Pidapipo sits on Lygon Street, Melbourne's most Italian thoroughfare, where the lines snake around the block on hot summer nights to get a taste of Lisa Valmorbida's gelartistry "in flavours such as such as pistachio, rose, coconut, ricotta and fig and Nutella swirl (similar to a stracciatella, but instead of chocolate chip it's got Nutella and Nutella sauce on the top)," says Broadsheet. Valmorbida travelled to Italy in 2013 "to learn the gelato ropes" and came back to take Melbourne by storm, writes Good Food. "The beats in the store are as loud as the colour scheme and gelati are pastel soft. This is light and clean-as-a-whistle gelati of churn-fresh elasticity that registers low on sugar unless you get your banana, raspberry swirl or fior di latte dunked under the Nutella tap (and why wouldn't you?)." And the store is inspired by Italian design of the '50s and '60s, rich with steel, brass, marble, stone, terrazzo, tiles and leather, notes Broadsheet.

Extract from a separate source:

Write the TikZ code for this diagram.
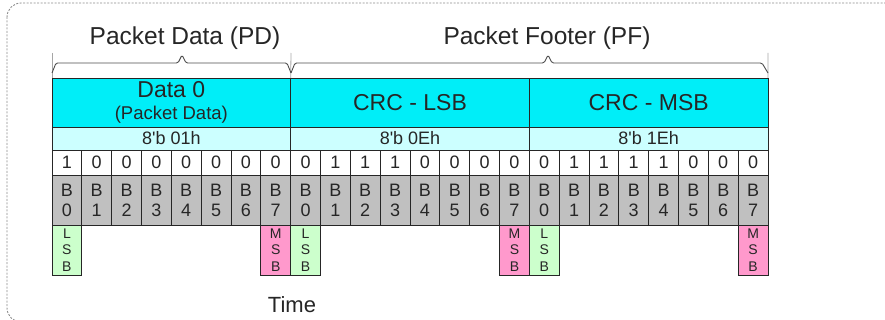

Making authentic Italian gelato is very labour intensive, explains Sandra Foti, owner of Piccolina Gelateria in the classy eastern suburb of Hawthorn, who grew up eating her father's Italian homemade gelato. "Every component of Piccolina gelato is made using raw ingredients," writes Broadsheet. "For the 'bread, butter and jam' gelato, Foti bakes the bread in-house and sources fresh blueberries or figs from local farms to make the jam from scratch." Piccolina has more than 20 all-natural and seasonal gelato, sorbetti and granita flavours - including pistachio; salted caramel; passionfruit; coconut and watermelon; mint; and lime - and "as suggested by the great Italians, you must enjoy your gelato with a freshly baked Italian brioche bun," says Hidden City Secrets. "The aromas of nuts toasting and fresh fruit being chopped in front of you is all part of the experience, and makes choosing flavours a tougher process," notes Broadsheet. Gelato that really is "un poco taste of heaven."

Il Melograno is Westgarth's answer to Sicily, says Concrete Playground. The story starts with two boys, Marco Enea and Carl Fodera, who had the dream of bringing quality Italian gelato to the palates of Melburnians, "and although it's a third-generation family secret, it's one scoop we're more than happy to share with you." Flavours such as their Iranian pistachio are made using actual smashed pistachio kernels — "it's out of this world good and goes perfectly with their chocolate and rosemary creation." In true Italian style, you can have your scoop sandwiched in a brioche bun, notes Time Out. "These guys make some of the best and freshest iced treats this city has seen, using fresh seasonal produce for their sorbets and granitas and using traditional Italian flavour combos for their gelati."